Can I use L'Hospitals rule here? (seem like i use it too often )

[linuxux]

Does l'hospitals rule work here?:

$$\lim_{h\to_0}\frac{f\left(8+h\right)-f\left(8\right)}{h}$$ for $$f\left(x\right)=x^\frac{4}{3}$$

then i would get,

$$\lim_{h\to_0}\frac{f\left(8+h\right)}{1}$$

then,

$$=\frac{\left(8\right)^\frac{4}{3}}{1}$$ ?

is that it?...

 

[matt grime]

No, you can't use it there, in my opinion. The question is asking you to work out the derivative of x^{4/3} at x=8, thus you can't invoke l'Hopital which a priori assumes the function to be differentiable. A minor quibble, but given the way you've written it it seems clear that you're being asked to prove the derivative exists, so assuming it does is not allowed.

 

[linuxux]

i tried factoring according to this:

$$a^4-b^4=\left(a^2+b^2\right)\left(a+b\right)\left(a-b\right)$$

but I am stuck because i can't get a multiple of h to cancel the denomiator's h.

 

[matt grime]

Where did the power of 1/3 vanish to? (Note I don't have a simple solution in mind. But it is easy to show that x^4 is differentiable, as is x^3, and hence x^1/3 by the inverse function theorem, hence x^{4/3} is diffible, and it all follows some what simply from these big sounding theorems).

 

[linuxux]

...we haven't touched those theorems yet.

but, $$a=\left(8+h\right)^\frac{1}{3}$$ and $$b=\left(8\right)^\frac{1}{3}$$

 

[dextercioby]

x^n is differentiable at any "x", no matter the value of "n>0". The derivative is equal to n x^(n-1). Just plug n=4/3 and x=8 to see what you get.

 

[Gib Z]

x^n is differentiable at any "x", no matter the value of "n>0".

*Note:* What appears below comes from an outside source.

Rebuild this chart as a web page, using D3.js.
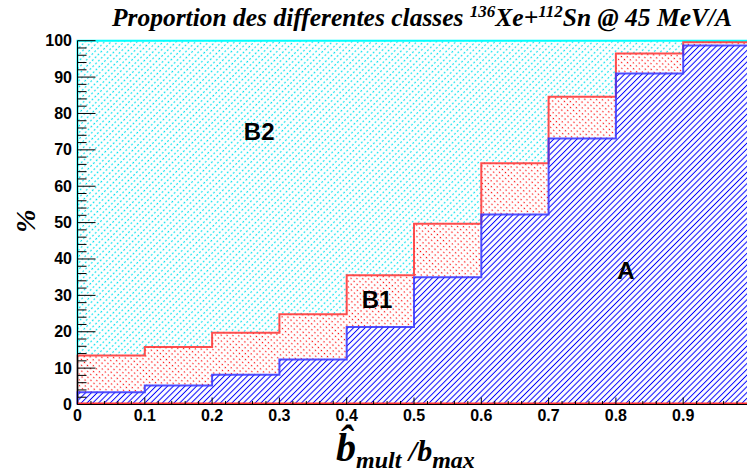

I think he's been asked to show that, at least for n= 4/3.

 

[linuxux]

x^n is differentiable at any "x", no matter the value of "n>0". The derivative is equal to n x^(n-1). Just plug n=4/3 and x=8 to see what you get.

I see it equals what i wrote using l'hospitals rule, but through what derivative what did you go through to determine that?